Your adaptable senses: Looking at your eyes' wiring

A red eye

Scientists often work out a theory in one area and find it also applies in another. Our senses are a good example of this. They all have the same sorts of characteristics and adaptation is one of the ones that is common across the senses.

In vision, for example, it's been shown that if you use special contact lenses that cause an image to fall on exactly the same part of the retina (the light sensitive part at the back of your eye) as you move your eye, that image will vanish. The light sensitive cells in the retina adapt to the image on them. In effect it's there for too long and the vision system ends up ignoring it, waiting for something interesting to come along. That is why your eyes make thousands of tiny involuntary movements called saccades every second, so that the image on the retina is always changing. This kind of eye movement can also be used in computer vision systems to help improve their accuracy, by building up the information needed to recognise objects, for example.

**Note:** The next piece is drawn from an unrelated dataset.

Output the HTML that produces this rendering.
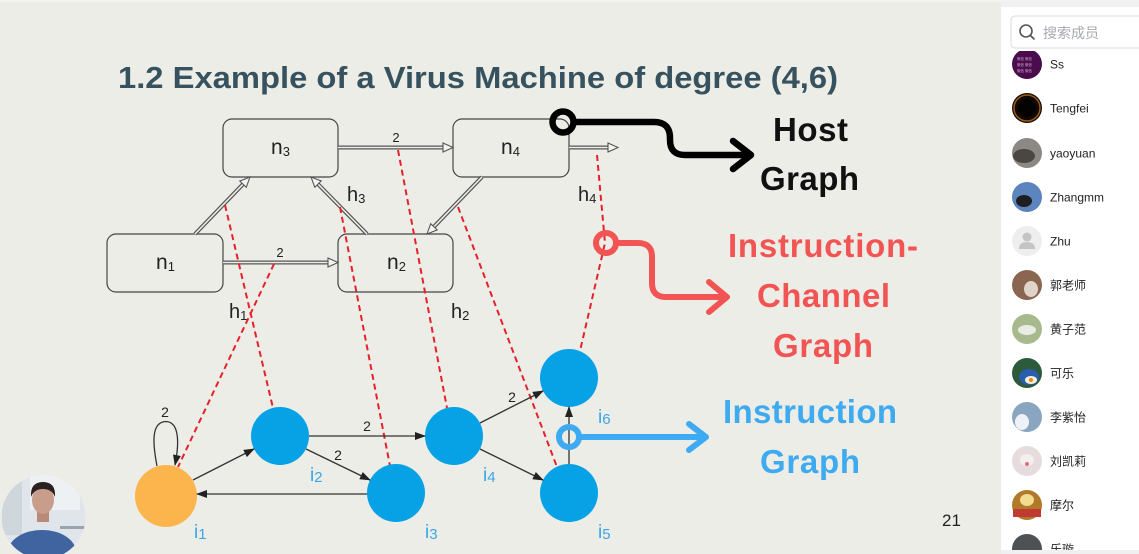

You may have seen the above one for yourself. Perhaps one of the most 'geee I'm a biological machine' moments you could have is when you see your wiring. The retina needs lots of energy to measure the light in your eye. To do this it needs blood, biology's way of carrying nutrients. The surface of your retina is covered with a web of blood capillaries, but you don't see them. Why? Because they are static on your retina, so your visual system adapts them way. From time to time, when you wake up and the early morning sunlight comes in at an angle you can briefly see a dense tree of these capillaries, as the light at an angle casts a shadow that the visual system wasn't expecting and didn't adapt to. If you're very careful you can use a torch at an angle to create this effect. When you get it right it's amazing. You can see the wiring on your retina, all be it briefly. It's quite a sensational experience.